A severe consequence of conflict that directly and indirectly affects agriculture is the three-dimensional impact of explosive hazards, i.e., improvised explosive devices (IEDs), unexploded or abandoned ordnance and landmines. Partnerships between the Government of Iraq, the Kurdistan regional government and the United Nations support ongoing monitoring of the distribution of explosive hazards throughout the country. Mapped data from these sources illustrate the extent of recorded hazardous areas to be less than 1 % for the majority of the Governorates and Districts. It is notable that in Governorates like Diyala and Kirkuk where explosive hazards are still present (around 1 to 2 % of the total area), the wheat production for 2017/2018 has considerably dropped compared to pre-2014 levels (CSO 2018). In a few Districts, between 2.5 and 12 % of the surface area have been classified as hazardous ? as in Erbil, Wasit, Sulaimaniya, Thi-Qar, Maysan, Diyala and Baghdad. Outliers, defined as hazardous area sizes greater than 24 percent of the total surface, appear in Basrah (Fao and Shatt Al-Arab Districts) and in Babylon (Al-Musayab District), signalling the need to re-survey and reduce the extent of hazardous areas that remain legacies from the Iran-Iraq war of the 1980s as well as more recent conflicts.

Hazardous areas also prevent displaced persons from returning to their agricultural land. A February 2019 survey among internally displaced persons (IDPs) led to compelling conclusions: 25% of those not intending to return home cite the perceived presence of explosive hazards as the main reason for their decision (42% for Sinjar District and 28% for Kirkuk Governorate).
Also, 77% of IDP households reported damage to their home (100% for Anbar), which highlights the long-term impact of explosive weapons and devices and is a proxy indicator for the presence of unexploded hazards remaining from the most recent conflict (REACH 2019).

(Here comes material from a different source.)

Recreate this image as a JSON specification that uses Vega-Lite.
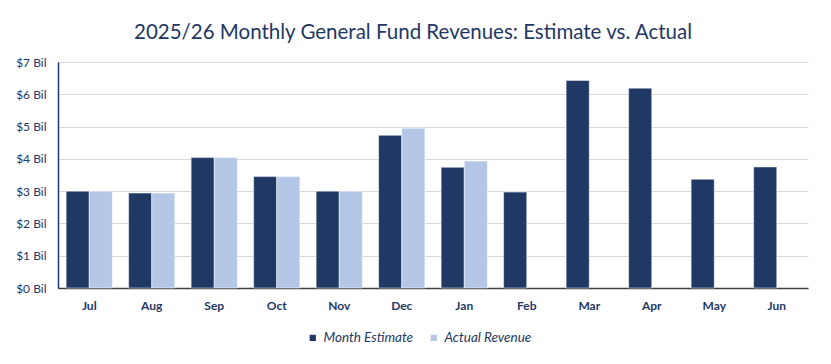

In addition, when observing the numbers of casualties, it is evident that the size of the recorded hazardous area alone does not indicate the severity of hazard: for instance, in Nainawa where ISIL forces held urban areas, the number of causalities from explosive devices registered from the beginning of 2018 into the first months of 2019 (318 persons) was the second highest in Iraq (see figures in Chart) even if the physical hazardous areas are estimated at only 0.4 % of the total provincial surface. Intense efforts and resources are required to clear these contaminated areas.